Frequently Asked Questions

Is every 45 triangle a 45-45-90 triangle?
In most calculator contexts, yes. The phrase “45 triangle” typically refers to the special right triangle with angles 45 degrees, 45 degrees, and 90 degrees.

What is the ratio of sides in a 45 triangle?
The exact ratio is 1 : 1 : √2.

How do I find the leg from the hypotenuse?
Divide the hypotenuse by √2.

How do I find area?
Area equals leg × leg ÷ 2, because the two legs are perpendicular.

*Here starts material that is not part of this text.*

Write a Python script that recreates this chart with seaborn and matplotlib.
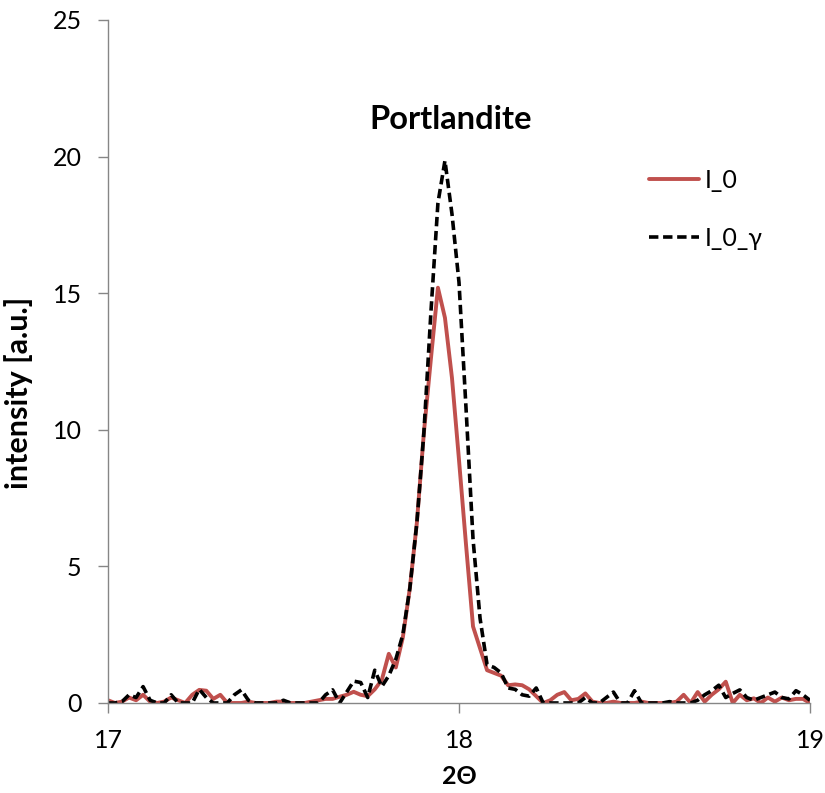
import matplotlib
matplotlib.use("Agg")
import matplotlib.pyplot as plt
import numpy as np
import pandas as pd
import seaborn as sns

# 2-theta grid, step 0.02 deg
TWO_THETA = np.round(np.arange(17.0, 19.0001, 0.02), 2)

I_0 = [
    0.10, 0.00, 0.05, 0.20, 0.10, 0.30, 0.05, 0.00, 0.05, 0.20,
    0.10, 0.00, 0.30, 0.48, 0.45, 0.15, 0.30, 0.00, 0.00, 0.00,
    0.05, 0.00, 0.00, 0.00, 0.05, 0.05, 0.00, 0.00, 0.00, 0.05,
    0.10, 0.15, 0.15, 0.23, 0.30, 0.41, 0.30, 0.25, 0.50, 0.84,
    1.80, 1.30, 2.40, 4.20, 6.60, 9.90, 12.6, 15.2, 14.1, 11.9,
    8.90, 5.80, 2.80, 2.00, 1.20, 1.10, 1.00, 0.65, 0.68, 0.65,
    0.50, 0.25, 0.00, 0.10, 0.30, 0.40, 0.10, 0.15, 0.35, 0.05,
    0.00, 0.00, 0.05, 0.00, 0.00, 0.00, 0.05, 0.00, 0.00, 0.00,
    0.00, 0.05, 0.30, 0.00, 0.40, 0.05, 0.30, 0.50, 0.78, 0.00,
    0.30, 0.10, 0.17, 0.00, 0.20, 0.05, 0.20, 0.10, 0.15, 0.15,
    0.00,
]

I_0_GAMMA = [
    0.00, 0.00, 0.05, 0.30, 0.20, 0.60, 0.10, 0.00, 0.00, 0.30,
    0.00, 0.00, 0.00, 0.50, 0.20, 0.00, 0.00, 0.00, 0.30, 0.48,
    0.10, 0.00, 0.00, 0.00, 0.00, 0.10, 0.00, 0.00, 0.00, 0.00,
    0.00, 0.30, 0.48, 0.00, 0.40, 0.80, 0.75, 0.20, 1.20, 0.60,
    1.00, 1.60, 2.50, 4.20, 6.60, 9.90, 14.3, 18.3, 19.85, 17.9,
    15.4, 10.8, 6.00, 3.10, 1.40, 1.30, 1.10, 0.55, 0.50, 0.30,
    0.25, 0.55, 0.00, 0.00, 0.00, 0.00, 0.00, 0.00, 0.20, 0.00,
    0.00, 0.20, 0.40, 0.00, 0.00, 0.45, 0.00, 0.00, 0.00, 0.00,
    0.05, 0.00, 0.00, 0.00, 0.10, 0.30, 0.45, 0.65, 0.20, 0.35,
    0.48, 0.20, 0.10, 0.20, 0.30, 0.40, 0.20, 0.15, 0.45, 0.30,
    0.10,
]

SERIES_NAMES = ["I_0", "I_0_\u03b3"]
X_TICKS = [17, 18, 19]
Y_TICKS = [0, 5, 10, 15, 20, 25]
PEAK_LABEL = "Portlandite"

RED = "#C0504D"
AXIS_GREY = "#868686"


def main() -> None:
    sns.set_theme(style="white")
    plt.rcParams["font.family"] = ["Lato", "DejaVu Sans"]
    plt.rcParams["axes.unicode_minus"] = False
    plt.rcParams["text.color"] = "black"
    plt.rcParams["axes.labelcolor"] = "black"

    df = pd.DataFrame({
        "two_theta": np.concatenate([TWO_THETA, TWO_THETA]),
        "intensity": I_0 + I_0_GAMMA,
        "series": [SERIES_NAMES[0]] * len(TWO_THETA) + [SERIES_NAMES[1]] * len(TWO_THETA),
    })

    fig = plt.figure(figsize=(8.25, 7.93), dpi=100)
    ax = fig.add_axes([0.1309, 0.1135, 0.8509, 0.8613])

    sns.lineplot(
        data=df[df["series"] == SERIES_NAMES[0]],
        x="two_theta", y="intensity",
        color=RED, linewidth=2.8, label=SERIES_NAMES[0], ax=ax,
    )
    sns.lineplot(
        data=df[df["series"] == SERIES_NAMES[1]],
        x="two_theta", y="intensity",
        color="black", linewidth=2.6, label=SERIES_NAMES[1], ax=ax,
    )
    ax.lines[1].set_dashes([2.6, 1.3])

    ax.set_xlim(17, 19)
    ax.set_ylim(0, 25)
    ax.set_xticks(X_TICKS)
    ax.set_yticks(Y_TICKS)

    for side in ("top", "right"):
        ax.spines[side].set_visible(False)
    for side in ("left", "bottom"):
        ax.spines[side].set_color(AXIS_GREY)
        ax.spines[side].set_linewidth(1.0)

    ax.tick_params(axis="both", which="major", direction="out", length=7,
                   width=1.0, color=AXIS_GREY, labelcolor="black",
                   labelsize=18, pad=12, left=True, bottom=True)

    ax.set_xlabel("2\u0398", fontsize=18, fontweight="bold", labelpad=9)
    ax.set_ylabel("intensity [a.u.]", fontsize=22, fontweight="bold")
    ax.yaxis.set_label_coords(-0.107, 0.454)

    ax.text(17.975, 21.35, PEAK_LABEL, ha="center", va="center",
            fontsize=23.5, fontweight="bold")

    ax.legend(
        loc="upper left", bbox_to_anchor=(0.775, 0.80),
        bbox_transform=fig.transFigure, frameon=False, fontsize=18,
        handlelength=2.0, handletextpad=0.2, labelspacing=1.4,
        borderaxespad=0,
    )

    fig.savefig("out.png", dpi=100)
    plt.close(fig)


if __name__ == "__main__":
    main()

Can this be used for design and construction?
Yes, as a planning and estimating aid. For regulated projects, always verify dimensions against your plans, code requirements, and site measurements.

Final Takeaway

A 45 triangle calculator is one of the fastest ways to solve a special right triangle with confidence. Because the 45-45-90 triangle has a fixed side pattern, one correct input is enough to determine the full shape. This makes the calculator ideal for learning geometry, checking hand calculations, estimating diagonals, validating drawings, and speeding up repetitive work.

If you regularly work with squares, diagonals, mitered layouts, or equal-leg right triangles, keep this tool handy. It combines the exact ratio logic of classical geometry with the speed and clarity expected in modern digital workflows.

Tip: For the most reliable results, enter positive values only, keep units consistent, and round only after the final calculation. If you know a square’s side length, the diagonal is simply that side multiplied by √2, which is one of the quickest mental checks you can make when reviewing the calculator output.